On peut ici distinguer trois objets d’étude privilégiés:
La permanence des anciens imaginaires du ciel, notamment religieux et littéraires, ainsi que des discours sur l’influence du ciel et des astres sur la vie terrestre (les marées, l’atmosphère, les comportements des individus): dans quelle mesure, en particulier, les croyances attachées à l’influence des astres sur les esprits ou les destinées humaines ont-elles été renouvelées au xix e siècle? Leur prise en charge par la littérature, en l’occurrence, signifie-t-elle une disqualification?
La mise en scène des progrès des connaissances sur le ciel: de quelle façon se diffusèrent les convictions scientifiques sur la question de la nomenclature des astres, des limites de l’univers, du vide, des atmosphères ou de la vie extra-terrestre. Les savants (Arago, Flammarion) publiaient des ouvrages destinés à un large lectorat. Le lien entre astronomie et fiction, en l’occurrence, est essentiel: depuis Kepler, la science astronomique utilise en effet la fiction à des fins strictement scientifiques de production de connaissances et d’expérimentation destinés à penser les territoires inconnus et à produire des images mentales de l’univers alors que l’expérimentation est impossible. Au xix e siècle, l’affermissement des preuves scientifiques modifia sans doute le statut de ces fictions, mais fut loin d’en éteindre la dynamique, puisqu’un nouveau genre littéraire émergea avec la science fiction. Les thèmes qui travaillent cette littérature méritent d’être étudiés de la manière détaillée: voyages dans l’espace, habitabilité des planètes ou vie extra-terrestre, figure des voyageurs interstellaires, moyens et méthodes de voyage, espaces traversés.
La production d’images, enfin, doit être considérée comme un élément essentiel de l’imaginaire astronomique, qui connaissait alors le même phénomène de circulation entre savoirs savants et savoirs populaires. Elle concerne toute une imagerie présente dans la littérature populaire, mais aussi la vulgarisation peu connue d’une iconographie scientifique: gravures, photographies, cartographie des planètes et du ciel. La carte de la Lune de Cassini, par exemple, fut publiée dans le Magasin pittoresque dans sa première année d’existence.

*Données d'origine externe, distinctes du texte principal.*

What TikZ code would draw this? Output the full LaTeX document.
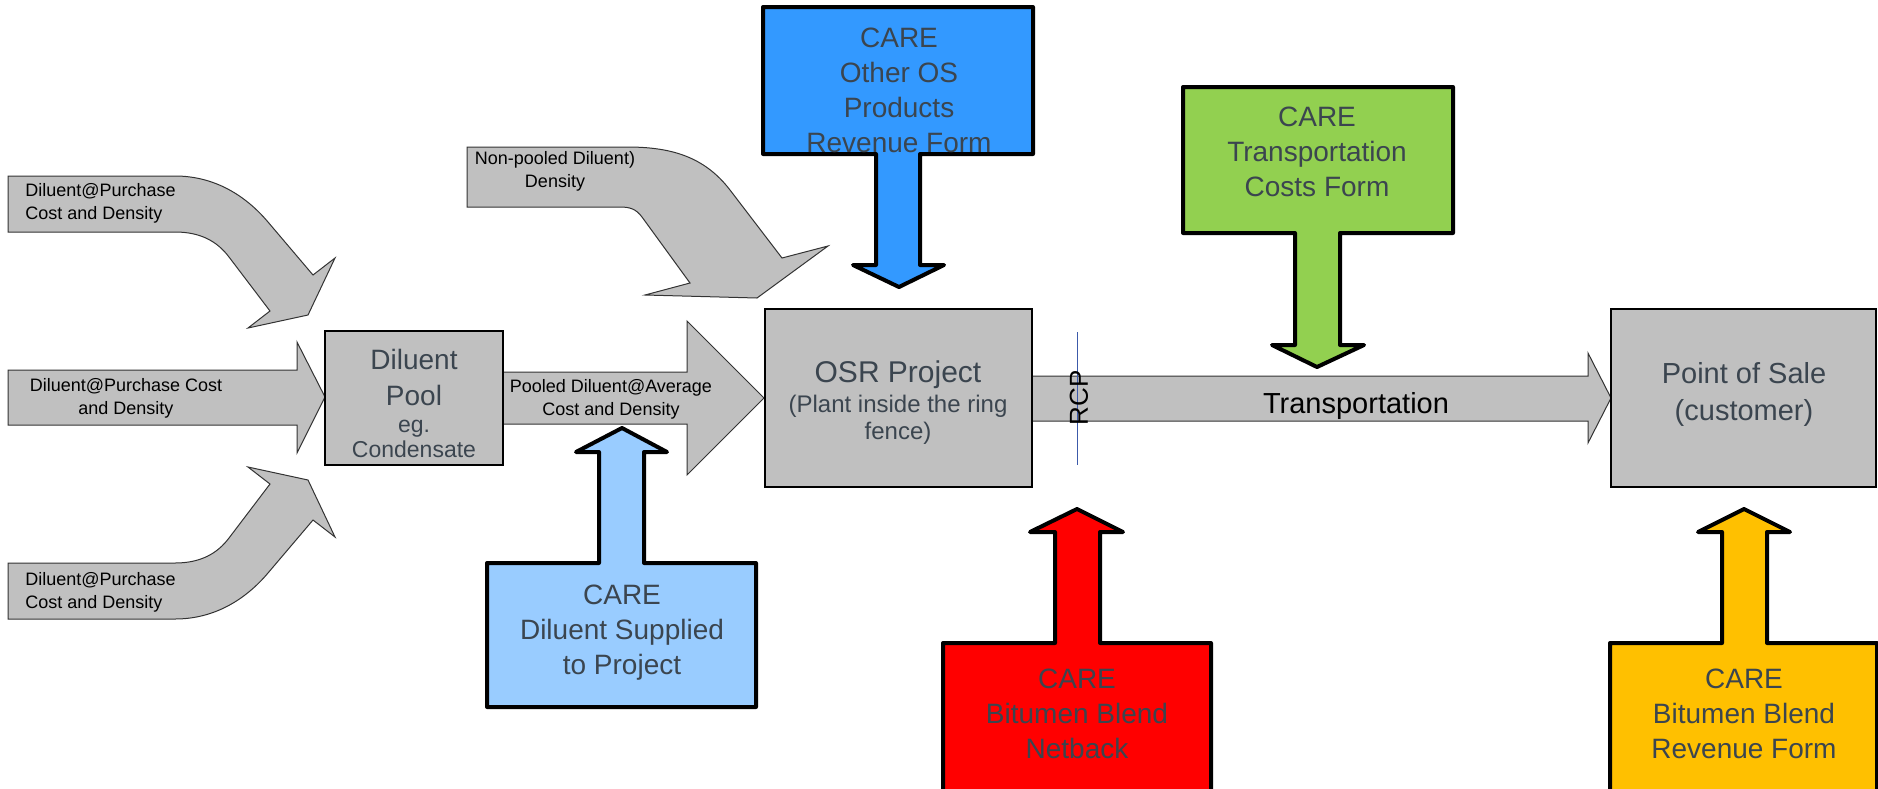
\documentclass[tikz,border=0pt]{standalone}
\usepackage{fontspec}
\setmainfont{Liberation Sans}
\definecolor{arrowgray}{RGB}{192,192,192}
\definecolor{boxtext}{RGB}{59,69,79}
\definecolor{careblue}{RGB}{51,153,255}
\definecolor{carelight}{RGB}{153,204,255}
\definecolor{caregreen}{RGB}{146,208,80}
\definecolor{carered}{RGB}{255,0,0}
\definecolor{careyellow}{RGB}{255,192,0}
\definecolor{rcpblue}{RGB}{60,90,170}
\begin{document}
\begin{tikzpicture}[x=0.5pt, y=-0.5pt,
        flowarrow/.style={fill=arrowgray, draw=black!80, line width=0.5pt},
        stagebox/.style={rectangle, draw=black, fill=arrowgray, line width=1pt, inner sep=0pt},
        careform/.style={draw=black, line width=2pt, line join=round},
        flowtext/.style={font=\fontsize{9}{11.5}\selectfont, inner sep=0pt, align=center},
        stagetext/.style={text=boxtext, inner sep=0pt, align=center},
        caretext/.style={font=\fontsize{14}{17.5}\selectfont, text=boxtext, inner sep=0pt, align=center}
    ]
        \useasboundingbox (0,0) rectangle (1878,788);

        % Diluent purchases (left)
        \draw[flowarrow] (8,176) -- (175,176) .. controls (215,176) and (246,196) .. (268,222)
            -- (313,275) -- (335,258) -- (308,315) -- (248,328) -- (270,311) -- (229,257)
            .. controls (217,241) and (200,232) .. (175,232) -- (8,232) -- cycle;
        \draw[flowarrow] (8,370) -- (297,370) -- (297,342) -- (325,397) -- (297,453) -- (297,425) -- (8,425) -- cycle;
        \draw[flowarrow] (8,619) -- (175,619) .. controls (215,619) and (246,599) .. (268,573)
            -- (313,520) -- (335,537) -- (308,480) -- (248,467) -- (270,484) -- (229,538)
            .. controls (217,554) and (200,563) .. (175,563) -- (8,563) -- cycle;

        % Diluent to the project
        \draw[flowarrow] (467,147) -- (627,147) .. controls (670,147) and (704,156) .. (730,190)
            -- (782,258) -- (828,246) -- (757,298) -- (645,295) -- (690,283) -- (642,217)
            .. controls (636,209) and (630,207) .. (620,207) -- (467,207) -- cycle;
        \draw[flowarrow] (503,372) -- (687,372) -- (687,321) -- (764,398) -- (687,475) -- (687,424) -- (503,424) -- cycle;

        % Transportation
        \draw[flowarrow] (1032,376) -- (1588,376) -- (1588,353) -- (1611,398) -- (1588,443) -- (1588,421) -- (1032,421) -- cycle;

        % Stages
        \node[stagebox, minimum width=89pt, minimum height=67pt] (pool) at (414,398) {};
        \node[stagebox, minimum width=133.5pt, minimum height=89pt] (osr) at (898.5,398) {};
        \node[stagebox, minimum width=132.5pt, minimum height=89pt] (pos) at (1743.5,398) {};

        % Ring fence
        \coordinate (rcptop) at (1077,332);
        \coordinate (rcpbot) at (1077,465);
        \draw[rcpblue, line width=0.5pt] (rcptop) -- (rcpbot);

        % CARE forms
        \draw[careform, fill=careblue] (763,7) -- (1033,7) -- (1033,154) -- (920,154) -- (920,265) -- (944,265)
            -- (899,287) -- (853,265) -- (876,265) -- (876,154) -- (763,154) -- cycle;
        \draw[careform, fill=caregreen] (1183,87) -- (1453,87) -- (1453,233) -- (1340,233) -- (1340,345) -- (1364,345)
            -- (1317,367) -- (1272,345) -- (1295,345) -- (1295,233) -- (1183,233) -- cycle;
        \draw[careform, fill=carelight] (487,707) -- (756,707) -- (756,563) -- (644,563) -- (644,452) -- (667,452)
            -- (622,428) -- (576,452) -- (599,452) -- (599,563) -- (487,563) -- cycle;
        \draw[careform, fill=carered] (943,800) -- (1211,800) -- (1211,643) -- (1100,643) -- (1100,532) -- (1123,532)
            -- (1077,509) -- (1030,532) -- (1055,532) -- (1055,643) -- (943,643) -- cycle;
        \draw[careform, fill=careyellow] (1610,800) -- (1877,800) -- (1877,643) -- (1767,643) -- (1767,532) -- (1790,532)
            -- (1744,509) -- (1698,532) -- (1722,532) -- (1722,643) -- (1610,643) -- cycle;

        % Texts
        \node[flowtext, anchor=west, align=left] (buytop) at (25,203) {Diluent@Purchase\\Cost and Density};
        \node[flowtext] (buymid) at (126,398) {Diluent@Purchase Cost\\and Density};
        \node[flowtext, anchor=west, align=left] (buybot) at (25,592) {Diluent@Purchase\\Cost and Density};
        \node[flowtext] (nonpooled) at (555,171) {Non-pooled Diluent)\\Density};
        \node[flowtext] (pooled) at (611,399) {Pooled Diluent@Average\\Cost and Density};

        \node[stagetext, font=\fontsize{14}{18}\selectfont] (pooltitle) at (414,377) {Diluent\\Pool};
        \node[stagetext, font=\fontsize{11.5}{12.5}\selectfont] (poolnote) at (414,439) {eg.\\Condensate};
        \node[stagetext, font=\fontsize{15}{18}\selectfont] (osrtitle) at (898,375) {OSR Project};
        \node[stagetext, font=\fontsize{12}{13.5}\selectfont] (osrnote) at (898,420) {(Plant inside the ring\\fence)};
        \node[stagetext, font=\fontsize{14.5}{18.5}\selectfont] (postitle) at (1744,394) {Point of Sale\\(customer)};

        \node[font=\fontsize{13}{15}\selectfont, rotate=90, inner sep=0pt] (rcp) at (1079,398) {RCP};
        \node[font=\fontsize{14.5}{17}\selectfont, inner sep=0pt] (transport) at (1356,406) {Transportation};

        \node[caretext] (otheros) at (899,90) {CARE\\Other OS\\Products\\Revenue Form};
        \node[caretext] (transcost) at (1317,152) {CARE\\Transportation\\Costs Form};
        \node[caretext] (supplied) at (622,633) {CARE\\Diluent Supplied\\to Project};
        \node[caretext] (netback) at (1077,714) {CARE\\Bitumen Blend\\Netback};
        \node[caretext] (blendrev) at (1744,714) {CARE\\Bitumen Blend\\Revenue Form};
    \end{tikzpicture}
\end{document}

Soulignons pour finir le caractère nécessairement artificiel des distinctions que nous venons de suggérer. Les savants se réappropriaient volontiers les images et les idées véhiculées par la littérature ou l’illustration. Camille Flammarion, par exemple, s’en inspira pour développer l’idée d’une vie dans l’espace. La polémique consacrée à la vie sur Mars commanda les travaux du milliardaire astronome Percival Lowell, aux Etats-Unis, à la fin du siècle. Une véritable dynamique animait ainsi les différents aspects de la culture de l’astronomie au XIX e siècle. L’objectif de ce numéro de Romantisme sera également d’en rendre compte.
Calendrier
Les propositions (une page maximum) sont à envoyer avant le 30 avril 2013 .
Les articles, de 30 000 signes seront soumis à une double expertise et devront être remis avant le 30 juin 2014 , pour une parution du numéro à la fin de l’année 2014.